Uygurlar dönemindeyse edebi kültür değişmeye başlamıştı. Çünkü artık Türk kültürü farklı bir medeniyetten etkileniyordu. Bu dönemde Mani ve Buda dinleri Türkler arasında benimsenmeye başlamış ve bu dinin gerekliliklerinden dolayı savaşçı doğalarını kaybetmişlerdi. Eskiden genel konusu yiğitlik ve kahramanlık olan Türk edebiyatı yerini din, inanç ve felsefeye bırakmaya başlamıştı. Çin’den alınan matbaa tekniğiyle beraber bu edebiyat önceki dönem edebiyatının aksine yazılı olarak da aktarılmaya başlanmıştı.

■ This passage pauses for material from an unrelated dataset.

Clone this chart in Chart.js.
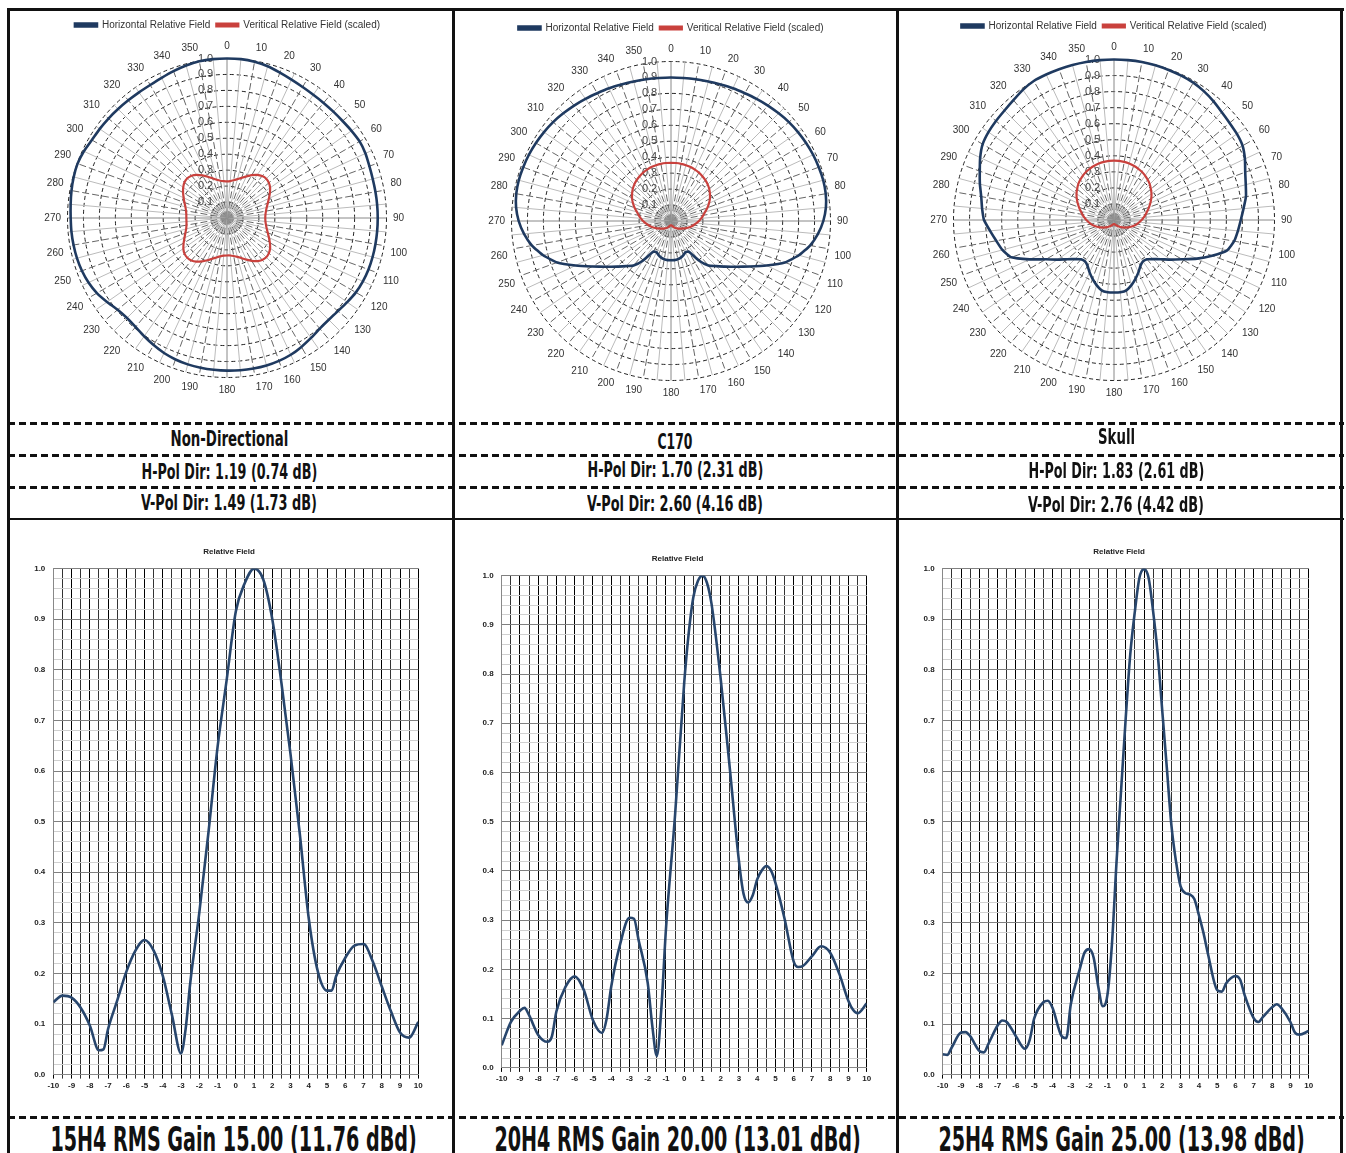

10 ve 11. yüzyıl dolaylarındaysa Türk edebiyatı yeni bir şekil almaya başlamıştır. Çünkü tam da bu zamanlarda Türkler İslamiyet’i benimsemiş ve bu kültür değişimini edebiyata da yansıtmışlardır. İlk dönem eserleri daha çok eski Türk geleneklerinin İslam inancıyla harmanlanmış hali gibidir. Yalnızca edebiyatın konusu değil aynı zamanda biçimi de değişiklik göstermiştir. Daha önceleri hece ölçüsüyle yazılıp besteyle söylenen manzum eserlerin yerini yavaş yavaş ahengi önceleyen ve develerin yürürken çıkardığı sesleri taklit eden aruz ölçüsüyle yazılmış eserler almaya başlamıştır. Aruz ölçüsüyle yazılmış ilk eser Kutadgu Bilig’dir. Bu geçiş döneminde verilen eserlerden bazıları Kutadgu Bilig, Divân-ı Lûgati’t-Türk, Divan-ı Hikmet ve Atabetü’l-Hakayık’tır. Bu eserler genel olarak didaktik eserlerdir. Bir de bunlara ek olarak sözlü olarak aktarılan Dede Korkut Hikayeleri de İslam’a geçiş döneminin izlerini rahatlıkla gözler önüne sermektedir. Aynı zamanda bu eser destan türünden halk hikayesi türüne de geçişi temsil etmektedir.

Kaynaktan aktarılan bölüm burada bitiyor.